Түйінді сөздер: құқықтың аналитикалық философиясы; табиғи құқық теориясы; табиғи құқықтар; жалпы игілік; агент; құқықтар мен міндеттер; міндеттемелер.
A.V. Nekhaev, Doctor of Philosophy, Professor, Institute of Social Studies and Humanities, Tumen State University (Tumen, Russia): The Problem of Natural Rights Justification in the New Classical Natural Law Theories
The relevance of this study is due to the need to analyze foreign scientific literature in the field of philosophy of law, revealing trends in the evolution and development of natural law theories. Despite the significant number of publications on the theory of natural law its key theses and arguments are discussed by post-soviet scientists in isolation from modern discussions by foreign jurists. The subject of the research in the paper is the reconstruction and rational interpretation of the arguments of natural law theories forming the doctrine of the so-called New Classical Natural Law (NCNL) and presented in the works of John Finnis and Germain Grisez. The purpose of this study is an attempt to reveal the logical structure of the natural lae argumentation, especially the answers to the Question «Why would it be rational for agents to respect other people's natural rights?».

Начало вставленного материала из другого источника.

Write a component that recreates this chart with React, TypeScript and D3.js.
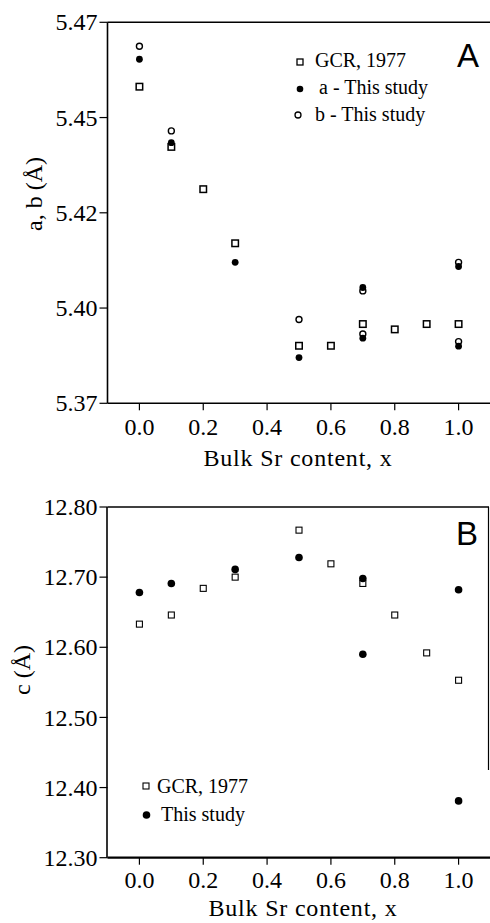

The paper uses traditional methods typical of philosophical and legal research, including methods of logical and linguistic analysis, historical reconstruction and rational interpretation. The novelty of this paper is due to a new approach to the disclosure of arguments and the logical structure of the reasoning of proponents of the theory of natural law. Clarification of the nature, advantages and disadvantages of such an argument can become the main one for further philosophical and legal research.
Keywords: analytical philosophy of law; theory of natural law; natural rights; common good; agent; rights and obligations; obligations.